At a snidge over 500ft it’s a steep climb to the top, but not a deal-breaker. There is a clearly defined stone path and plenty of places to rest. Pace yourself. Enjoy the way the view of the town and Levels gradually reveal themselves.
At the top, your reward—England, mapped out at your feet. You cannot help but be transported, if only thanks to the euphoria that comes with completing the climb. It was a windy, rainy day for us, all the better to feel my cares blow away like so much sawdust, whirling for a second over my head before the gusts took them. Ahead of us, a thigh-shuddering walk back down, and a celebratory pint as the rain settled in—try Becket’s on the High Street for the true Glastonbury experience—friendly, free-thinking and joyfully eccentric.

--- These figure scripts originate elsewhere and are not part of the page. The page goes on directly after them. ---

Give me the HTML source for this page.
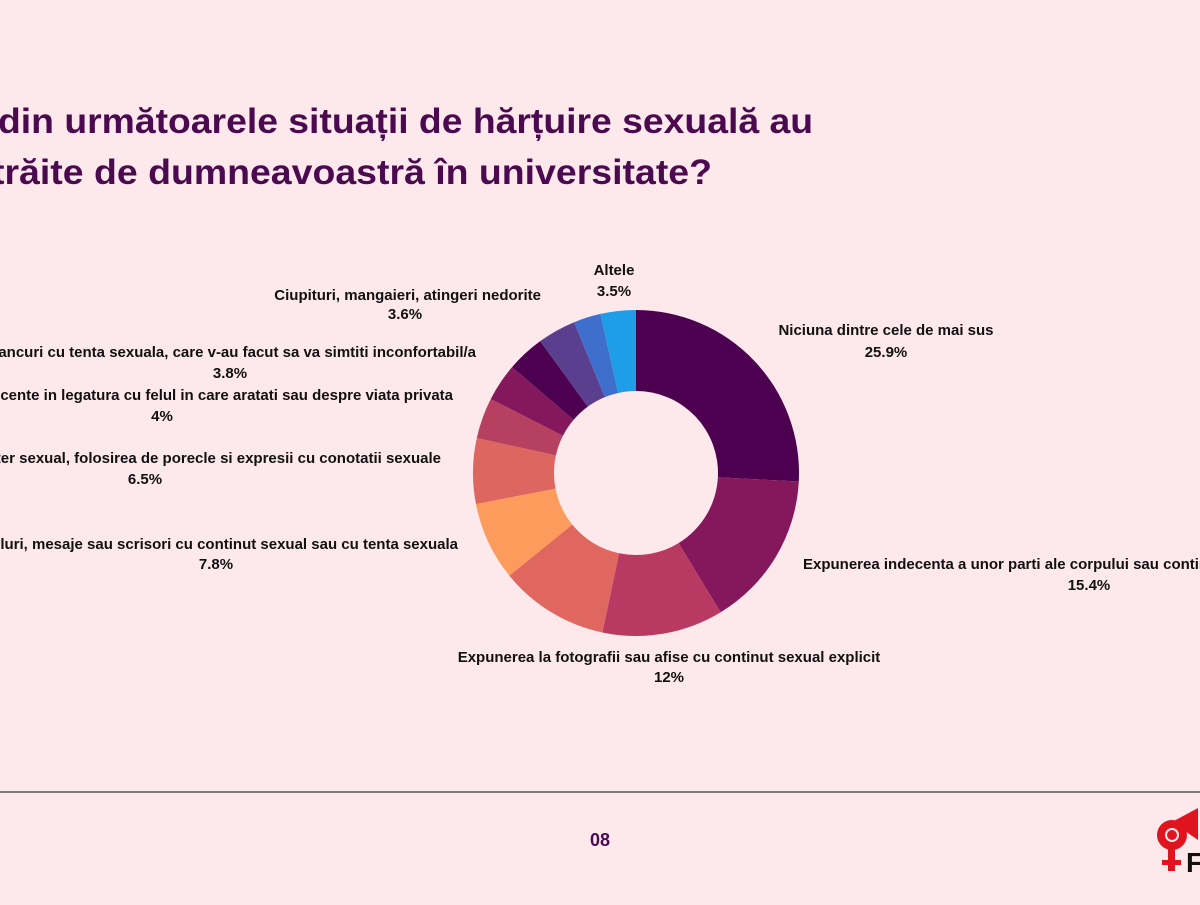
<!DOCTYPE html>
<html><head><meta charset="utf-8"><style>
body{margin:0;width:1200px;height:900px;background:#fde8ec;overflow:hidden;font-family:"Liberation Sans",sans-serif}
</style></head><body>
<svg width="1200" height="900" xmlns="http://www.w3.org/2000/svg">
<g font-family="Liberation Sans, sans-serif" font-weight="bold" fill="#4b0a50" font-size="35">
<text x="-2" y="133" textLength="815" lengthAdjust="spacingAndGlyphs">din următoarele situații de hărțuire sexuală au</text>
<text x="-8" y="184" textLength="720" lengthAdjust="spacingAndGlyphs">trăite de dumneavoastră în universitate?</text>
</g>
<g id="d"></g>
<g font-family="Liberation Sans, sans-serif" font-weight="bold" font-size="15" fill="#111">
<text x="614" y="275" text-anchor="middle">Altele</text><text x="614" y="296" text-anchor="middle">3.5%</text>
<text x="886" y="335" text-anchor="middle">Niciuna dintre cele de mai sus</text><text x="886" y="357" text-anchor="middle">25.9%</text>
<text x="803" y="569">Expunerea indecenta a unor parti ale corpului sau continut</text><text x="1089" y="590" text-anchor="middle">15.4%</text>
<text x="669" y="662" text-anchor="middle">Expunerea la fotografii sau afise cu continut sexual explicit</text><text x="669" y="682" text-anchor="middle">12%</text>
<text x="541" y="300" text-anchor="end">Ciupituri, mangaieri, atingeri nedorite</text><text x="405" y="319" text-anchor="middle">3.6%</text>
<text x="476" y="357" text-anchor="end">Glume, bancuri cu tenta sexuala, care v-au facut sa va simtiti inconfortabil/a</text><text x="230" y="378" text-anchor="middle">3.8%</text>
<text x="453" y="400" text-anchor="end">Comentarii indecente in legatura cu felul in care aratati sau despre viata privata</text><text x="162" y="421" text-anchor="middle">4%</text>
<text x="441" y="463" text-anchor="end">Remarci cu caracter sexual, folosirea de porecle si expresii cu conotatii sexuale</text><text x="145" y="484" text-anchor="middle">6.5%</text>
<text x="458" y="549" text-anchor="end">Apeluri, e-mailuri, mesaje sau scrisori cu continut sexual sau cu tenta sexuala</text><text x="216" y="569" text-anchor="middle">7.8%</text>
</g>
<line x1="0" y1="792" x2="1200" y2="792" stroke="#555" stroke-width="1.5"/>
<text x="600" y="846" text-anchor="middle" font-family="Liberation Sans, sans-serif" font-weight="bold" font-size="18" fill="#4b0a50">08</text>
<circle cx="1172" cy="835" r="15" fill="#e0141e"/>
<path d="M1172 822 L1198 808 L1198 840 Z" fill="#e0141e"/>
<circle cx="1172" cy="835" r="6" fill="none" stroke="#fde8ec" stroke-width="2"/>
<rect x="1168" y="849" width="7" height="22" fill="#e0141e"/><rect x="1162" y="860" width="19" height="5" fill="#e0141e"/>
<text x="1186" y="872" font-family="Liberation Sans, sans-serif" font-weight="bold" font-size="28" fill="#111">F</text>
</svg>
<script>
var cx=636,cy=473,R=163,r=82;
var s=[[0,93,"#4d0050"],[93,148.7,"#85185d"],[148.7,191.9,"#b83a62"],[191.9,231,"#e0675f"],[231,259,"#fc9c5c"],[259,282.4,"#de6660"],[282.4,297,"#b6405f"],[297,310.5,"#85185d"],[310.5,324,"#4d0050"],[324,337.7,"#5b3f8f"],[337.7,347.4,"#3f6fcd"],[347.4,360,"#1e9ee6"]];
function p(a,rad){a=(a-90)*Math.PI/180;return (cx+rad*Math.cos(a)).toFixed(2)+" "+(cy+rad*Math.sin(a)).toFixed(2);}
var h="";s.forEach(function(t){var l=(t[1]-t[0])>180?1:0;h+='<path fill="'+t[2]+'" d="M'+p(t[0],R)+' A'+R+' '+R+' 0 '+l+' 1 '+p(t[1],R)+' L'+p(t[1],r)+' A'+r+' '+r+' 0 '+l+' 0 '+p(t[0],r)+' Z"/>';});
document.getElementById("d").innerHTML=h;
</script>
</body></html>
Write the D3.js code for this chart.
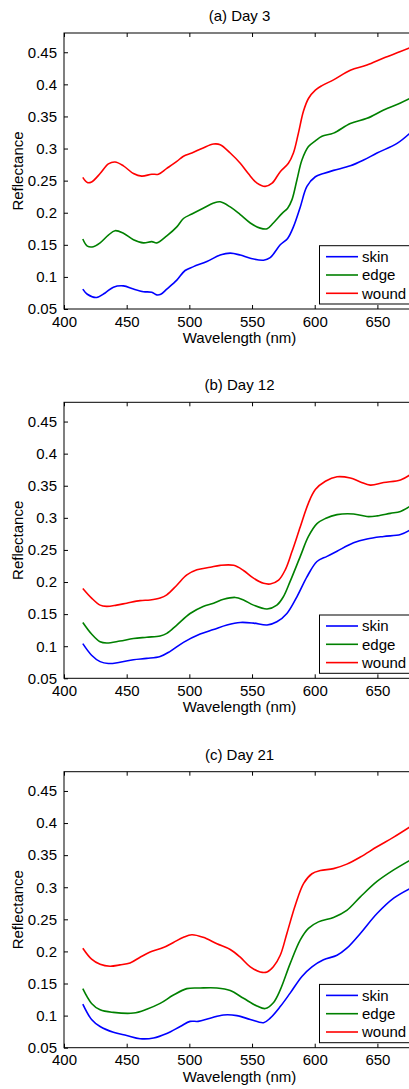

We ached, we were damp, we were a little emotional. But we knew how the pilgrims felt now. How walking a path in a mindful manner can be its own kind of worship, a sacred place to hold inside yourself.
One last thing. Our first night at the pod, full of pasta and a little boozed, and we decided to check out the wood-heated hot tub. Now, you may remember my struggles with fire from our Spring break. This was a little more successful, and we floated happily in the warm water, glass in hand. C finally decided she had wrinkled enough, and left me alone.
It was dark, and the rain began to fall. In the distance, the bell ringers at Wells Cathedral were practising, a carillon of chimes spiralling through the air. I floated, watching the fine needles of water droplets ping and pop on the surface of the water, listening to the bells, feeling myself blur and merge a little with the soft expanse of the universe. I was, at that moment, utterly content, totally at peace. It was—now, what’s the word?